AWS Glue Bookmarks allows you to only process the new data that has landed in a data pipeline since the pipeline was previously run. In the incremental join problem described above, where corresponding data that needs processed may have landed and have been processed in different runs of the pipeline, this does not fully solve the problem as corresponding data will be fed by the bookmarks to be processed in different jobs so would not be joined.

The solution we came up with leveraged another feature of AWS Glue, the ability to load a subset of a table using a predicate pushdown.

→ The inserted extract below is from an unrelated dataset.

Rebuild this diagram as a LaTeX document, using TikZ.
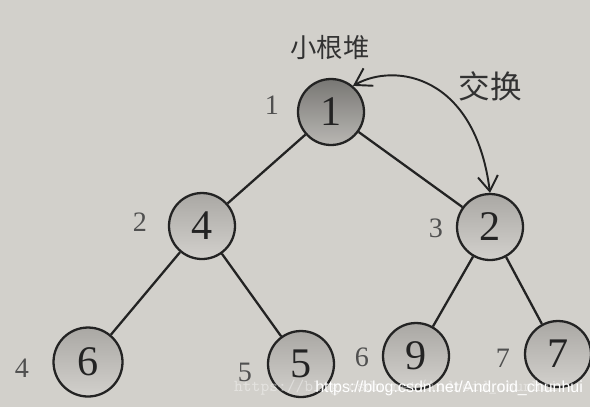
\documentclass[tikz,border=0pt]{standalone}
\usepackage{fontspec}
\setmainfont{Liberation Serif}
\newfontfamily\cjk{Noto Sans CJK SC}
\newfontfamily\wmfont{Liberation Sans}
\usetikzlibrary{arrows.meta}
\definecolor{paper}{RGB}{210,208,203}
\definecolor{edgec}{RGB}{35,35,35}
\begin{document}
\begin{tikzpicture}[x=0.02cm,y=-0.02cm,
  heapnode/.style={circle,draw=edgec,line width=1.3pt,minimum size=1.32cm,inner sep=0pt,
    top color={rgb,255:red,170;green,168;blue,164},bottom color={rgb,255:red,210;green,208;blue,204},
    font=\fontsize{24}{24}\selectfont,text=edgec},
  rootnode/.style={heapnode,top color={rgb,255:red,120;green,119;blue,116},bottom color={rgb,255:red,185;green,183;blue,179}},
  idx/.style={font=\fontsize{16}{16}\selectfont,text={rgb,255:red,80;green,80;blue,80}},
  tedge/.style={draw=edgec,line width=1.3pt},
  swap/.style={draw=edgec,line width=1.1pt,{Straight Barb[length=3.2mm,width=4mm]}-{Straight Barb[length=3mm,width=4mm]}}]
\fill[paper] (0,0) rectangle (590,407);
\useasboundingbox (0,0) rectangle (590,407);
\node[rootnode] (n1) at (331,112) {1};
\node[heapnode] (n4) at (202,226) {4};
\node[heapnode] (n2) at (490,227) {2};
\node[heapnode,minimum size=1.38cm] (n6) at (88,362) {6};
\node[heapnode] (n5) at (301,364) {5};
\node[heapnode] (n9) at (416,356) {9};
\node[heapnode] (n7) at (558,354) {7};
\draw[tedge] (n1) -- (n4);
\draw[tedge] (n1) -- (n2);
\draw[tedge] (n4) -- (n6);
\draw[tedge] (n4) -- (n5);
\draw[tedge] (n2) -- (n9);
\draw[tedge] (n2) -- (n7);
\node[idx] (i1) at (272,105) {1};
\node[idx] (i2) at (140,222) {2};
\node[idx] (i3) at (436,228) {3};
\node[idx] (i4) at (22,368) {4};
\node[idx] (i5) at (245,372) {5};
\node[idx] (i6) at (362,357) {6};
\node[idx] (i7) at (503,358) {7};
\node[font=\cjk\fontsize{15}{15}\selectfont,text={rgb,255:red,50;green,50;blue,50}] (lbl) at (330,47) {小根堆};
\node[font=\cjk\fontsize{18}{18}\selectfont,text={rgb,255:red,50;green,50;blue,50}] (swaplbl) at (490,86) {交换};
\coordinate (c1) at (395,62);
\coordinate (c2) at (475,75);
\draw[swap] (n1.50) .. controls (c1) and (c2) .. (n2.north);
\node[font=\ttfamily\fontsize{9.5}{9.5}\selectfont,text=white,opacity=0.4,anchor=west] (wm0) at (228,388) {https://blog.csdn.net/Android\_chunhui};
\node[font=\wmfont\fontsize{9.1}{9.1}\selectfont,text=white,anchor=west,inner sep=0pt] (wm) at (315,388) {https://blog.csdn.net/Android\_chunhui};
\end{tikzpicture}
\end{document}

We ended up with the following ETL steps in the Glue ETL job:

# setup Glue ETL environment
import sys
from awsglue.transforms import *
from awsglue.utils import getResolvedOptions
from pyspark.context import SparkContext
from awsglue.context import GlueContext
from awsglue.job import Job
from pyspark.sql.functions import split, col

from awsglue.dynamicframe import DynamicFrame

## @params: [JOB_NAME]
args = getResolvedOptions(sys.argv, ['JOB_NAME'])

sc = SparkContext()
glueContext = GlueContext(sc)
spark = glueContext.spark_session
job = Job(glueContext)
job.init(args['JOB_NAME'], args)
  1. Load the new data that has landed since the last pipeline run using Glue Bookmarks from the AWS Glue catalog.
table1_new = glueContext.create_dynamic_frame.from_catalog(database="db", table_name="table1", transformation_ctx='table1_new')

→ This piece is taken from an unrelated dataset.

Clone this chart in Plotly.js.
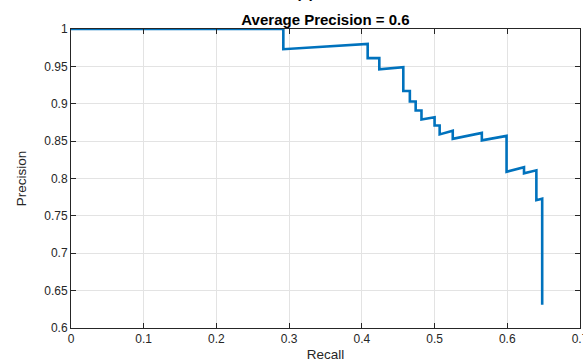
<!DOCTYPE html>
<html>
<head>
<meta charset="utf-8">
<script src="https://cdn.plot.ly/plotly-3.0.1.min.js"></script>
<style>html,body{margin:0;padding:0;background:#fff;}#chart{width:583px;height:362px;}</style>
</head>
<body>
<div id="chart"></div>
<script>
// Precision-recall curve (step-like)
const recall = [0, 0.292, 0.292, 0.408, 0.408, 0.424, 0.424, 0.457, 0.457, 0.466, 0.466, 0.474, 0.474, 0.482, 0.482, 0.500, 0.500, 0.507, 0.507, 0.525, 0.525, 0.565, 0.565, 0.599, 0.599, 0.623, 0.623, 0.640, 0.640, 0.648, 0.648];
const precision = [1, 1, 0.973, 0.980, 0.961, 0.961, 0.946, 0.949, 0.917, 0.917, 0.903, 0.903, 0.891, 0.891, 0.879, 0.882, 0.871, 0.871, 0.859, 0.864, 0.853, 0.861, 0.851, 0.857, 0.809, 0.815, 0.807, 0.811, 0.771, 0.773, 0.631];
const xTicks = [0, 0.1, 0.2, 0.3, 0.4, 0.5, 0.6, 0.7];
const xTickLabels = ["0", "0.1", "0.2", "0.3", "0.4", "0.5", "0.6", "0.7"];
const yTicks = [0.6, 0.65, 0.7, 0.75, 0.8, 0.85, 0.9, 0.95, 1];
const yTickLabels = ["0.6", "0.65", "0.7", "0.75", "0.8", "0.85", "0.9", "0.95", "1"];
const titleText = "Average Precision = 0.6";

const axisCommon = {
  showgrid: true, gridcolor: "#e3e3e3", gridwidth: 1,
  showline: true, linecolor: "#262626", linewidth: 1, mirror: "ticks",
  ticks: "inside", ticklen: 5, tickcolor: "#262626",
  ticklabeloverflow: "allow",
  tickfont: {family: "Liberation Sans, Arial, sans-serif", size: 12, color: "#262626"},
  zeroline: false, fixedrange: true
};

const data = [{
  x: recall, y: precision, type: "scatter", mode: "lines",
  line: {color: "#0072BD", width: 2.6, shape: "linear"},
  hoverinfo: "skip"
}];

const layout = {
  width: 583, height: 362,
  margin: {l: 71, r: 3, t: 29, b: 34},
  paper_bgcolor: "#ffffff", plot_bgcolor: "#ffffff",
  showlegend: false,
  title: {text: "<b>" + titleText + "</b>", x: 0.5, xref: "paper", y: 1, yref: "paper", yanchor: "bottom", pad: {b: 4},
    font: {family: "Liberation Sans, Arial, sans-serif", size: 15, color: "#000"}},
  xaxis: Object.assign({}, axisCommon, {
    range: [0, 0.7], tickvals: xTicks, ticktext: xTickLabels,
    title: {text: "Recall", standoff: 4, font: {family: "Liberation Sans, Arial, sans-serif", size: 13.5, color: "#262626"}}
  }),
  yaxis: Object.assign({}, axisCommon, {
    range: [0.6, 1], tickvals: yTicks, ticktext: yTickLabels,
    title: {text: "Precision", standoff: 14, font: {family: "Liberation Sans, Arial, sans-serif", size: 13.5, color: "#262626"}}
  }),
  annotations: [{
    text: "<b>(a)</b>", xref: "paper", yref: "paper", x: 0.46, y: 1, yshift: 26, xanchor: "center", yanchor: "bottom",
    showarrow: false, font: {family: "Liberation Sans, Arial, sans-serif", size: 15, color: "#000"}
  }]
};

Plotly.newPlot("chart", data, layout, {displayModeBar: false, staticPlot: true});
</script>
</body>
</html>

table2_new = glueContext.create_dynamic_frame.from_catalog(database="db", table_name="table1", transformation_ctx='table2_new')
  1. Find the partitions that are being affected by in your new data. As this was timeseries data, it made sense to partition by datetime. Write these partitions into a pushdown predicate that can be queried on the entire dataset.
# convert to PySpark dataframes
table1_new_df = table1_new.toDF()
table2_new_df = table2_new.toDF()

# the example below shows building the pushdown predicate for two levels of paritioning, partition1 and partition2 where partition1 > partition2

table1_partition1 = table1_new_df.select("partition1").distinct().collect()
table1_partition1 = [x[0] for x in table1_partition1]

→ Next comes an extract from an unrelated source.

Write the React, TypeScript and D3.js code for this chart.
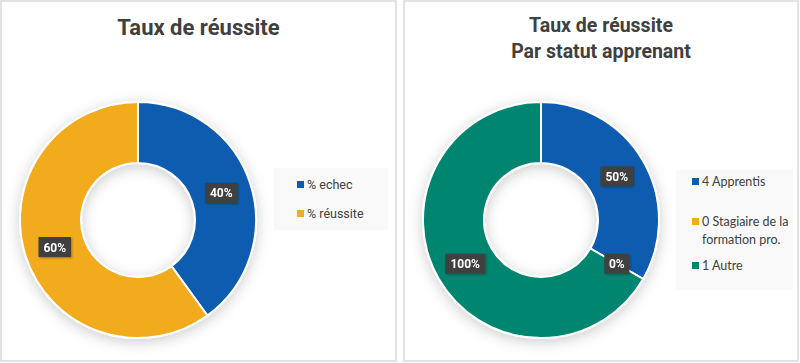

table2_partition1 = table2_new_df.select("partition2").distinct().collect()
table2_partition1 = [x[0] for x in table1_partition1]

# get the partitions in partition 1 touched by both tables
partition1 = list(set(table1_partition1).union(set(table2_partition1)))

table1_predicate = ''
table2_predicate = ''
for p1 in partition1:

    # for every partition in partition1
    # get partitions touched in partition2

    table1_partition2 = table1_new_df.where(table1_new_df['partition1'] == p1).select('partition2').distinct().collect()
    table1_partition2 = [x[0] for x in table1_partition2]

    table2_partition2 = table2_new_df.where(table2_new_df['partition1'] == p1).select('partition2').distinct().collect()
    table2_partition2 = [x[0] for x in table2_partition2]

    partition2 = list(set(table1_partition2).union(set(table2_partition2)))
    
    # write partitions to pushdown predicate string
    table1_query = ''
    table2_query = ''
    for p2 in partition2:
        table1_query += f"(partition1=='{p1}' and partition2=='{p2}') or "
        table2_query += f"(partition1=='{p1}' and partition2=='{p2}') or "
       
    table1_predicate += table1_query
    table2_predicate += table2_query
    
# tidy up predicate strings
table1_predicate = table1_predicate[:-4]
table2_predicate = table2_predicate[:-4]
  1. Having built the predicate string which lists every partition for which there is new data in either one or both of the tables, we can now load ‘unlock’ just that data from the source data tables.
# we use the predicate string we previously built and load the table without using bookmarks
table1_unlock = glueContext.create_dynamic_frame.from_catalog(database="db", table_name="table1", push_down_predicate=table1_predicate)

table2_unlock = glueContext.create_dynamic_frame.from_catalog(database="db", table_name="table2", push_down_predicate=table2_predicate)
  1. We can now run whatever join transformations we want using these two tables.

  2. We can then write the tables to a database, in our case S3. Depending on the type of join transformations you are doing, we found it best to use the Spark API writer in “overwrite” mode rather than the Glue DynamicFrame writers as we wanted to delete any old data that was written in a partition in a previous run and write only the newly processed data.

# set the overwrite mode to dynamic
spark.conf.set("spark.sql.sources.partitionOverwriteMode","dynamic")

final_df.write.partitionBy(["partition1", "partition2"]).saveAsTable("db.output", format='parquet', mode='overwrite', path='s3://your-s3-path')

Note that the PySpark API mode of writing to the Glue Catalog seems to occasionally cause the table to become unavailable when it is being written to.

Conclusion

Using AWS Glue Bookmarks in combination with predicate pushdown enables incremental joins of data in your ETL pipelines without reprocessing of all data every time. Good choice of a partitioning schema can ensure that your incremental join jobs process close to the minimum amount of data required.